Sunday, March 13, 2011

Everything Happens for a Reason

I was originally going to make a post about "10 Things I Believe In" similar to what a blogger and friend of mine, The Princess and the Parolee, did but I got hung up on the first subject of what I believed in and wanted to continue talking about it. It's an American Proverb I feel strongly about- Everything happens for a reason. I know in many situations, it's the last thing you want to hear. It certainly doesn't help heal things at that time or any time later, but it is something to take into consideration some day.

I choose the oddest times to reflect on my life or others that are in my life whether it be when I am looking myself in the mirror putting makeup on or driving down the road. It's usually when I am at the most peace. The other day, I was getting ready for work, just doing my daily routine and I found my mind wandering, thinking, reflecting. I don't know why it came about but it did. I was thinking about my aunt. You see, she had a very, very turbulent relationship with a boyfriend of hers eons ago. It was abusive every way possible- verbal, physical, you name it and it went both ways. Either way, it was very unhealthy. My aunt finally over came the relationship, found peace and was given God's greatest gift, a child. Was the reckless relationship a test to prepare her of what was to come? Was it to teach her balance and prepare her for motherhood? I know, what a strange way to see if you are ready for a child, but she was a single parent a good bit of time and balancing her life and emotions to ensure her child a decent living was needed. She did well.

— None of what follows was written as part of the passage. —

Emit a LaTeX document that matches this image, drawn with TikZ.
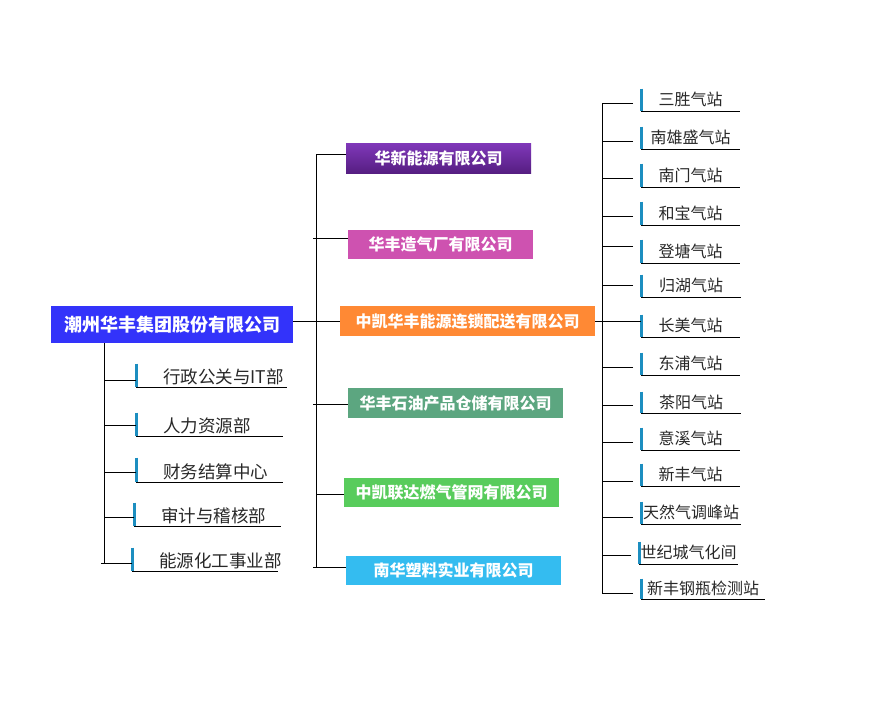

Shortly after, I found myself wandering again, but this time, I was thinking about my own life. When people ask me, "If you could go back in time, where would you go?" That is simple. I would go back to when I was born and start my life all over. It's not because I regret my life, it's because it would give me a chance to spend time with my parents all over again. I miss them greatly and spending time with them again is my only wish. Of course this leads to a point that "everything happens for a reason." I know God can't grant me my wish and it is certainly not my time yet, but I do believe he has given me an opportunity. I currently live with my boyfriend and his parents. Living with his parents is not by choice, it's just an in between thing for now since Cameron was given a decent job where they live. So, we up and left our apartment and moved into their house temporarily until we find our own. Even though I don't spend all my time with them since my work schedule is total opposite of theirs, I still have the moments when I can converse with them and just know they are there. The comfort of having parents in my life again.

When you sit back and reflect on your life, do you think that "yes, everything happens for a reason?" Do you believe that these "tests" in life are what makes you stronger and shape who you are? Even though the above examples are a couple of life reflections, I can sit back and think of many occurrence's in my life and decipher the reasoning behind them. Some of which I know the answer to, some of which I may never know and leave me wondering. What I do know is, these moments, tests, lessons, that I am sure of, I learn from and they stay with me. I will admit that sometimes I make the same mistake over, but what can I say, I am only human.




Although I am not sure I truly believe "everything" happens for a reason since it does leave little to no room for chance. I do believe there is room for both in everyones life because "Anything is Possible."

1 comment:

  1. I think it's fantastic that you made an entire post about one of the 10 things. I too believe that everything happens for a reason, no matter how horrible they make you feel at the time. I know living with my parents, for those 7 months, was probably the last thing that I wanted to do but I appreciate so much more now. I appreciate a clean floor and a nice smelling home. I know, that sounds bad, but you've never lived with my parents.